Automation in 2020 and beyond

The container was hoisted by the crane

With automation sweeping through ports across the globe container terminals continue to be on a path towards technical advancement as we move into 2020.

One area which must be consider going forward is whether retrofitting is the right approach for installing automation into a container terminal.

Carlos Barbera, Senior Director of Product Management at Navis, suggests that while many automated container terminals have been borne out of new greenfield projects costs associated with these can be quite high.

Barbera notes that it should therefore be expected that brownfield automation and retrofitting will become appealing to many larger facilities.

To read Barbera’s full insight “Container Terminal Retrofits…What’s Holding You Back?” click here.

He also notes that there is increasing interest in rubber-tyred gantry crane (RTG) automation in regions like China and the Middle East despite labor cost not being a strong driver for automation there.

Barbera has also written on the topic of striking the right balance of human capital and automation.

Indeed, automation has been adopted at a slower pace than some may have hoped for and the return on investment is not yet being fully realized. At the moment there is a mismatch between expectations and results, Barbera writes.

He cites a number of industry-wide problems that can be attributed to this mismatch including capability shortage, poor data quality, the lack of data standards, siloed operations and expectation management.

Speaking personally, Barbera notes another issue which is having an impact on operational performance – the mindset of people leading operations in the control room.

He notes that people are a key asset even in automated terminals.

To read Barbera’s full insight “The People Element: Striking the Right Balance of Human Capital and Automation” click here.

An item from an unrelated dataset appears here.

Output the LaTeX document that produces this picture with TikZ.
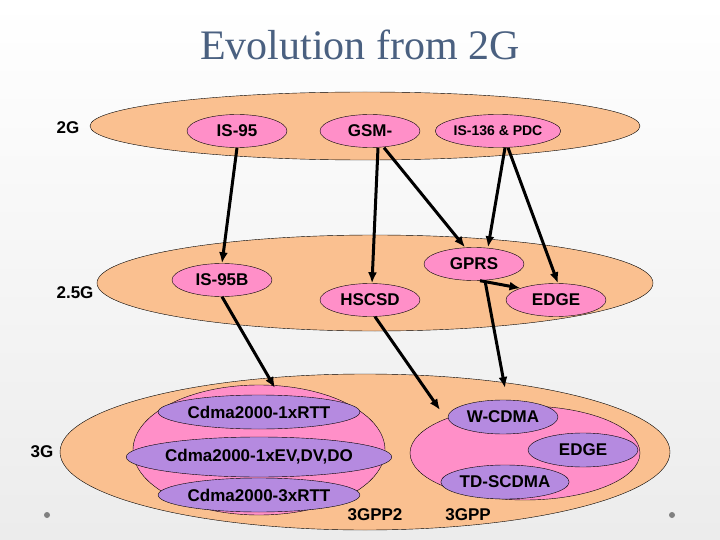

“Today, systems have been designed to replace people instead of being inclusive to help them take operations to the next level,” Barbera writes.

Automation is here to stay and it will certainly be even more widely used as we move forward into the next decade but the process is certainly not perfect as it stands. It will be up to ports and terminals going forward to look at lessons learned and consider how best to approach automation in the future.